The rod tip is sensitive enough to tight line nymph and feel the difference between bottom structure and an actual fish eat. Fighting fish on the Hydrogen is enjoyable as it is not too stiff to overpower them, but it has enough power when you need to put the heat on. I have not put any monsters on this rod yet, but so far it handles trout up to 17″ very easily.
Even though it shouldn’t need being said; because of the lightness of the rod, no one should feel any casting fatigue. Not that most 4 weight mid priced rods cause casting fatigue, but it is really just a pleasant rod to fish. This is a workhorse rod for my rod quiver and so far, it is holding up it’s end of the deal quite well.

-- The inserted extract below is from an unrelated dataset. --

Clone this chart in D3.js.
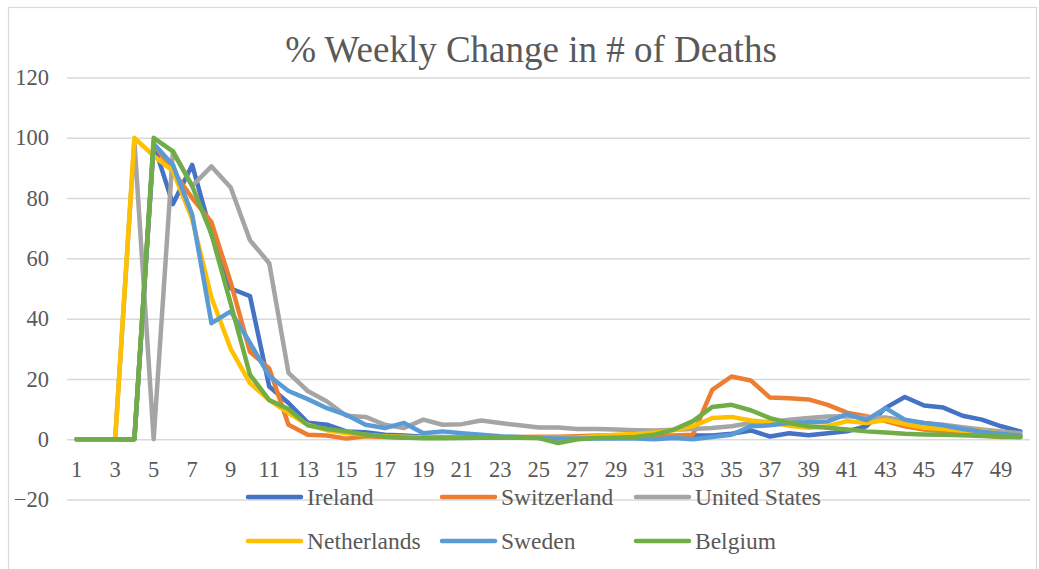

If you were looking for a very nice, mid priced trout stick; the Hydrogen should have your consideration. At $299, this is a very fine rod for the beginner fly angler to learn the art of fly angling yet get many years of use. It is also a fantastic rod for any expert looking to add a rod size to their arsenal. The 7′ 6″ 2 weight would make for a great small creek rod when throwing small dries to high country trout is in order. The 9′ 6 weight is the largest rod in the family, but it would make for a great streamer, big nymph, or even bass rod.
Redington also stepped into the Euro nymph game with the Hydrogen rod family by building 3 models that exceed 9 feet. A 10′ 3 weight, 11′ 3 weight, and a 10′ 4 weight all are being built with a softer tip that helps when turning over heavy nymph rigs and detecting eats while employing Euro nymph techniques. With the popularity of Euro nymphing these days, it is really nice to see companies like Redington bringing rods to the masses that don’t break the bank. We have even heard reports that these longer rods work really quite well when you want to throw single handed spey fly line or just use them to fish dry flies with a lot of mending ability.
All in all, a fantastic trout stick for the money.